I was involved in the Just Say Hi campaign a few weeks ago.

Students with developmental disabilities, along with their teachers and support staff walked from City Hall to the Four Corners as part of the Just Say Hi campaign.

The campaign addresses the need to feel safe and how people with developmental disabilities and the community can ensure they feel safe. Their feedback to CLBC was, “If people would just say hi to us more, maybe we would feel more included and feel like we had more people to ask for help if we needed it.” (CLBC Website, www.startwithhi.ca/p/about_start_with_hi).

I was invited to speak to the assembled group on an issue dealing with the theme of Just Say Hi.

I decided to write about the value of inclusive education and an inclusive community.

I first came to Quesnel in the winter of 1995. I had never met a child with special needs and the term developmental disability was foreign.

At that time in Australia children were placed on the special bus that drove them to the special school. Students with developmental disabilities were not included in the regular school and classroom setting.

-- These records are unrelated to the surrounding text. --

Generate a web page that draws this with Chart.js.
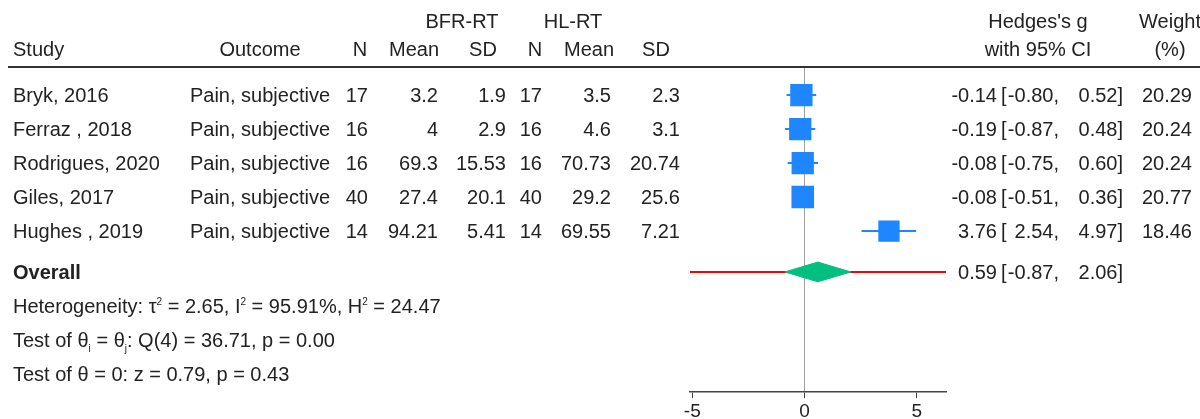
<!DOCTYPE html>
<html>
<head>
<meta charset="utf-8">
<script src="https://cdn.jsdelivr.net/npm/chart.js@4"></script>
<style>
  html, body { margin: 0; padding: 0; background: #fff; overflow: hidden; }
  #wrap { position: relative; width: 1200px; height: 419px; overflow: hidden; }
  #plot { position: absolute; left: 0; top: 0; }
  .t { position: absolute; font-family: "Liberation Sans", Arial, sans-serif; font-size: 20px; line-height: 20px; color: #222; white-space: pre; }
  .t sup, .t sub { font-size: 10px; line-height: 0; }
  #rule { position: absolute; left: 8px; top: 66px; width: 1192px; height: 2px; background: #333; }
</style>
</head>
<body>
<div id="wrap">
  <canvas id="plot" width="1200" height="440"></canvas>
  <div id="rule"></div>
</div>
<script>
(() => {
  const studies = ['Bryk, 2016', 'Ferraz , 2018', 'Rodrigues, 2020', 'Giles, 2017', 'Hughes , 2019'];
  const outcomes = ['Pain, subjective', 'Pain, subjective', 'Pain, subjective', 'Pain, subjective', 'Pain, subjective'];
  const bfrN = [17, 16, 16, 40, 14];
  const bfrMean = [3.2, 4, 69.3, 27.4, 94.21];
  const bfrSD = [1.9, 2.9, 15.53, 20.1, 5.41];
  const hlN = [17, 16, 16, 40, 14];
  const hlMean = [3.5, 4.6, 70.73, 29.2, 69.55];
  const hlSD = [2.3, 3.1, 20.74, 25.6, 7.21];
  const g = [-0.14, -0.19, -0.08, -0.08, 3.76];
  const lo = [-0.80, -0.87, -0.75, -0.51, 2.54];
  const hi = [0.52, 0.48, 0.60, 0.36, 4.97];
  const weight = [20.29, 20.24, 20.24, 20.77, 18.46];
  const overall = { g: 0.59, lo: -0.87, hi: 2.06 };
  const xTicks = [-5, 0, 5];
  const xMin = -5.1, xMax = 6.3;

  const blue = '#1e86ff', green = '#00bf7f', red = '#ff0000';
  const rowY = studies.map((_, i) => i + 1);
  const overallY = studies.length + 1.2;
  const dh = 0.29;

  // CI whiskers, one little line per study
  const whiskers = studies.map((s, i) => ({
    type: 'line', label: s, order: 2,
    data: [{ x: lo[i], y: rowY[i] }, { x: hi[i], y: rowY[i] }],
    borderColor: blue, borderWidth: 2, pointRadius: 0
  }));

  const chart = new Chart(document.getElementById('plot'), {
    type: 'scatter',
    data: {
      datasets: [
        { label: 'Hedges g', order: 0, data: g.map((v, i) => ({ x: v, y: rowY[i] })),
          pointStyle: 'rect', pointRadius: weight.map(w => 3.5 * Math.sqrt(w)),
          backgroundColor: blue, borderWidth: 0, pointHoverRadius: weight.map(w => 3.5 * Math.sqrt(w)) },
        ...whiskers,
        { type: 'line', label: 'Overall', order: 1,
          data: [{ x: overall.lo, y: overallY }, { x: overall.g, y: overallY - dh }, { x: overall.hi, y: overallY },
                 { x: overall.g, y: overallY + dh }, { x: overall.lo, y: overallY }],
          borderColor: green, borderWidth: 1, backgroundColor: green, fill: 'shape', pointRadius: 0, tension: 0 },
        { type: 'line', label: 'line', order: 3,
          data: [{ x: xMin, y: overallY }, { x: xMax, y: overallY }],
          borderColor: red, borderWidth: 2, pointRadius: 0 }
      ]
    },
    options: {
      responsive: false, animation: false, devicePixelRatio: 1,
      layout: { padding: { left: 690, right: 254, top: 67, bottom: 15 } },
      plugins: { legend: { display: false }, tooltip: { enabled: false } },
      scales: {
        x: {
          type: 'linear', min: xMin, max: xMax,
          afterBuildTicks: sc => { sc.ticks = xTicks.map(v => ({ value: v })); },
          grid: { color: c => (c.tick && c.tick.value === 0 ? '#a0a0a0' : 'transparent'), tickColor: '#444', tickLength: 6, lineWidth: 1 },
          border: { display: true, color: '#444', width: 1.5 },
          ticks: { color: '#222', padding: 2, font: { family: 'Liberation Sans', size: 19 } }
        },
        y: { type: 'linear', display: false, reverse: true, min: 0.176, max: 9.735 }
      }
    }
  });

  const wrap = document.getElementById('wrap');
  const ys = chart.scales.y;
  function txt(html, x, y, align, bold) {
    const d = document.createElement('div');
    d.className = 't';
    d.innerHTML = html;
    d.style.top = (y - 10) + 'px';
    if (align === 'right') d.style.right = (1200 - x) + 'px';
    else if (align === 'center') { d.style.left = x + 'px'; d.style.transform = 'translateX(-50%)'; }
    else d.style.left = x + 'px';
    if (bold) d.style.fontWeight = 'bold';
    wrap.appendChild(d);
  }

  // headers
  txt('BFR-RT', 462, 21, 'center');
  txt('HL-RT', 573, 21, 'center');
  txt("Hedges's g", 1038, 21, 'center');
  txt('Weight', 1170, 21, 'center');
  txt('Study', 13, 49);
  txt('Outcome', 260, 49, 'center');
  txt('N', 360, 49, 'center');
  txt('Mean', 414, 49, 'center');
  txt('SD', 483, 49, 'center');
  txt('N', 535, 49, 'center');
  txt('Mean', 589, 49, 'center');
  txt('SD', 656, 49, 'center');
  txt('with 95% CI', 1038, 49, 'center');
  txt('(%)', 1170, 49, 'center');

  const f2 = v => v.toFixed(2);
  studies.forEach((s, i) => {
    const y = ys.getPixelForValue(rowY[i]);
    txt(s, 13, y);
    txt(outcomes[i], 260, y, 'center');
    txt(String(bfrN[i]), 368, y, 'right');
    txt(String(bfrMean[i]), 438, y, 'right');
    txt(String(bfrSD[i]), 506, y, 'right');
    txt(String(hlN[i]), 542, y, 'right');
    txt(String(hlMean[i]), 611, y, 'right');
    txt(String(hlSD[i]), 680, y, 'right');
    txt(f2(g[i]), 997, y, 'right');
    txt('[', 1001, y);
    txt(f2(lo[i]) + ',', 1059, y, 'right');
    txt(f2(hi[i]) + ']', 1123, y, 'right');
    txt(f2(weight[i]), 1192, y, 'right');
  });

  const yo = ys.getPixelForValue(overallY);
  txt('Overall', 13, yo, 'left', true);
  txt(f2(overall.g), 997, yo, 'right');
  txt('[', 1001, yo);
  txt(f2(overall.lo) + ',', 1059, yo, 'right');
  txt(f2(overall.hi) + ']', 1123, yo, 'right');

  txt('Heterogeneity: &tau;<sup>2</sup> = 2.65, I<sup>2</sup> = 95.91%, H<sup>2</sup> = 24.47', 13, ys.getPixelForValue(overallY + 1));
  txt('Test of &theta;<sub>i</sub> = &theta;<sub>j</sub>: Q(4) = 36.71, p = 0.00', 13, ys.getPixelForValue(overallY + 2));
  txt('Test of &theta; = 0: z = 0.79, p = 0.43', 13, ys.getPixelForValue(overallY + 3));
})();
</script>
</body>
</html>
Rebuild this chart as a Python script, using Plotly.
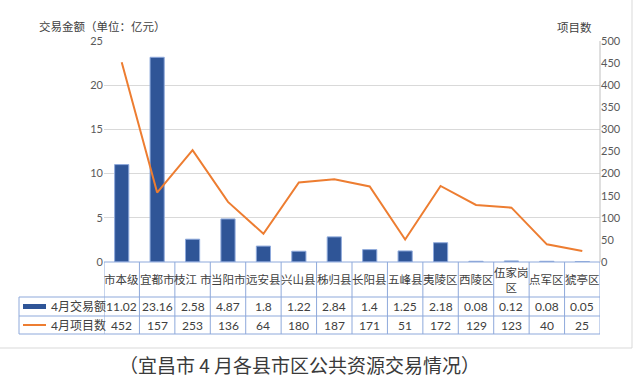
import plotly.graph_objects as go

categories = ["市本级", "宜都市", "枝江市", "当阳市", "远安县", "兴山县", "秭归县",
              "长阳县", "五峰县", "夷陵区", "西陵区", "伍家岗区", "点军区", "猇亭区"]
category_labels = ["市本级", "宜都市", "枝江 市", "当阳市", "远安县", "兴山县", "秭归县",
                   "长阳县", "五峰县", "夷陵区", "西陵区", "伍家岗<br>区", "点军区", "猇亭区"]
amounts = [11.02, 23.16, 2.58, 4.87, 1.8, 1.22, 2.84, 1.4, 1.25, 2.18, 0.08, 0.12, 0.08, 0.05]
projects = [452, 157, 253, 136, 64, 180, 187, 171, 51, 172, 129, 123, 40, 25]
series_names = ["4月交易额", "4月项目数"]
left_title = "交易金额（单位：亿元）"
right_title = "项目数"
caption = "（宜昌市 4 月各县市区公共资源交易情况）"

W, H = 635, 388
L, R, T, B = 104, 600, 41, 262  # plot area in pixels

def px(x):
    return (x - L) / (R - L)

def py(y):
    return (B - y) / (B - T)

BLUE = "#2F5597"
ORANGE = "#ED7D31"
GRID = "#D9D9D9"
TBL = "#8EA9DB"
FONT = "Lato, Noto Sans CJK SC, sans-serif"
TXT = "#404040"

fig = go.Figure()
fig.add_trace(go.Bar(x=categories, y=amounts, name=series_names[0], width=0.4,
                     marker=dict(color=BLUE, line=dict(color="#8FAADC", width=1))))
fig.add_trace(go.Scatter(x=categories, y=projects, name=series_names[1], yaxis="y2",
                         mode="lines", line=dict(color=ORANGE, width=2)))

shapes = []
# horizontal table lines
row_y = [262, 297, 316, 334]
for i, yy in enumerate(row_y):
    x0 = px(L) if i == 0 else px(19)
    shapes.append(dict(type="line", xref="paper", yref="paper", x0=x0, x1=1,
                       y0=py(yy), y1=py(yy), line=dict(color=TBL, width=1)))
# vertical table lines
for i in range(len(categories) + 1):
    shapes.append(dict(type="line", xref="x", yref="paper", x0=i - 0.5, x1=i - 0.5,
                       y0=py(262), y1=py(334), line=dict(color=TBL, width=1)))
shapes.append(dict(type="line", xref="paper", yref="paper", x0=px(19), x1=px(19),
                   y0=py(297), y1=py(334), line=dict(color=TBL, width=1)))
# legend glyphs
shapes.append(dict(type="rect", xref="paper", yref="paper", x0=px(23), x1=px(46),
                   y0=py(309), y1=py(304), fillcolor=BLUE, line=dict(width=0)))
shapes.append(dict(type="line", xref="paper", yref="paper", x0=px(23), x1=px(46),
                   y0=py(325), y1=py(325), line=dict(color=ORANGE, width=2)))
# chart frame
shapes.append(dict(type="rect", xref="paper", yref="paper", x0=px(-2), x1=px(632),
                   y0=py(348), y1=py(-2), line=dict(color=GRID, width=1)))
# right axis line
shapes.append(dict(type="line", xref="paper", yref="paper", x0=1, x1=1,
                   y0=0, y1=1, line=dict(color="#BFBFBF", width=1)))

ann = []
for c, lab, a, p in zip(categories, category_labels, amounts, projects):
    ann.append(dict(x=c, xref="x", y=py(279.5), yref="paper", text=lab, showarrow=False,
                    font=dict(size=11.5, color=TXT, family=FONT), yanchor="middle"))
    ann.append(dict(x=c, xref="x", y=py(306.5), yref="paper", text=str(a), showarrow=False,
                    font=dict(size=12, color=TXT, family=FONT), yanchor="middle"))
    ann.append(dict(x=c, xref="x", y=py(325), yref="paper", text=str(p), showarrow=False,
                    font=dict(size=12, color=TXT, family=FONT), yanchor="middle"))
for name, yy in zip(series_names, [306.5, 325]):
    ann.append(dict(x=px(49), xref="paper", y=py(yy), yref="paper", text=name,
                    showarrow=False, xanchor="left", yanchor="middle",
                    font=dict(size=12, color=TXT, family=FONT)))
ann.append(dict(x=px(37), xref="paper", y=py(26), yref="paper", text=left_title,
                showarrow=False, xanchor="left", yanchor="middle",
                font=dict(size=11.5, color=TXT, family=FONT)))
ann.append(dict(x=px(594), xref="paper", y=py(28), yref="paper", text=right_title,
                showarrow=False, xanchor="right", yanchor="middle",
                font=dict(size=11.5, color=TXT, family=FONT)))
ann.append(dict(x=px(299), xref="paper", y=py(364), yref="paper", text=caption,
                showarrow=False, xanchor="center", yanchor="middle",
                font=dict(size=19, color="#3a3a3a", family="Noto Sans CJK SC, sans-serif")))

fig.update_layout(
    width=W, height=H,
    margin=dict(l=L, r=W - R, t=T, b=H - B, pad=0),
    paper_bgcolor="white", plot_bgcolor="white",
    showlegend=False,
    bargap=0.6,
    font=dict(family=FONT, color=TXT),
    xaxis=dict(type="category", range=[-0.5, len(categories) - 0.5], showticklabels=False,
               showgrid=False, showline=False, zeroline=False, ticks=""),
    yaxis=dict(range=[0, 25], dtick=5, showgrid=True, gridcolor=GRID, gridwidth=1,
               zeroline=False, showline=False, ticks="",
               tickfont=dict(size=11, color="#595959", family=FONT)),
    yaxis2=dict(range=[0, 500], dtick=50, overlaying="y", side="right", showgrid=False,
                zeroline=False, showline=False, ticks="",
                tickfont=dict(size=11, color="#595959", family=FONT)),
    shapes=shapes, annotations=ann,
)

fig.write_html("out.html", config={"displayModeBar": False},
               post_script="document.body.style.margin='0';document.body.style.overflow='hidden';")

The closest I ever came to someone with developmental disabilities was a wave to the kids as the bus went by. Coming to Quesnel was an eye opener for me.

I had, at that time, no contact with children or adults with developmental disabilities.

In fact, my first contact ever, face to face with someone with developmental disabilities was when I visited in the 1990’s. I met a boy who had the diagnosis of Autism Spectrum Disorder. This boy cried, and yelled and squealed.

He was non-verbal and he frightened me, but not because he was frightening.

I had no experience or contact or knowledge about ASD and this lack of knowledge placed me in a difficult and awkward position.

My fear at the time was a direct result of a non-inclusive education policy that was present in Australia.

Non inclusive educational policy remains one of the biggest concerns for me in regards to inclusion in general and inclusive communities. Non inclusive education will always lead to a non inclusive community.

Inclusive education is one of the first stepping stones to an inclusive post secondary life. Inclusion in Quesnel begins even before children enter the kindergarten classroom. Inclusive education envelops the child in a carefully constructed and child centred web of support.

The web of support includes parents, the child, extended family, people who have worked with the child in the past, teachers, and other professional specialists like speech and language pathologists or occupation therapists.

I believe strongly in inclusive education and work everyday to ensure students are not only included with their peers in a typical classroom, but that they are welcomed and enjoy attending regular classrooms.

Inclusive education is vitally important. Children with developmental disabilities, like their typical peers, go to class and play and eat snacks and run and jump and climb and sing and write, and play scrabble alongside their age appropriate peers. Support networks meet regularly to plan for inclusive, effective and fun education for children with developmental disabilities.

The school district’s motto is Together We Can, and these three little words mean so much to me and to families and children. For me it means that together as a community we can make a difference for all children in our care.

Whenever I think about the motto I always add “Together We Do” to the end. We do include kids, all kids. We do work together.

We do help kids achieve goals and help them plan to reach their North Star, their dream. Together we put words in action every day, in classrooms across our wonderful town.

Together, parents, children, families, teachers, principals, and district staff, work together to ensure children with developmental disabilities are included in their community schools and classrooms.

I believe that together we will continue to work towards ensuring inclusive education is standard practice and work towards developing understanding and awareness for our community.

Together we have developed inclusive education and together we continue to work towards creating a more inclusive community. I am so glad I chose to live in Quesnel and everyday I am reminded by the children that I work with, that being a teacher is the best job in the world.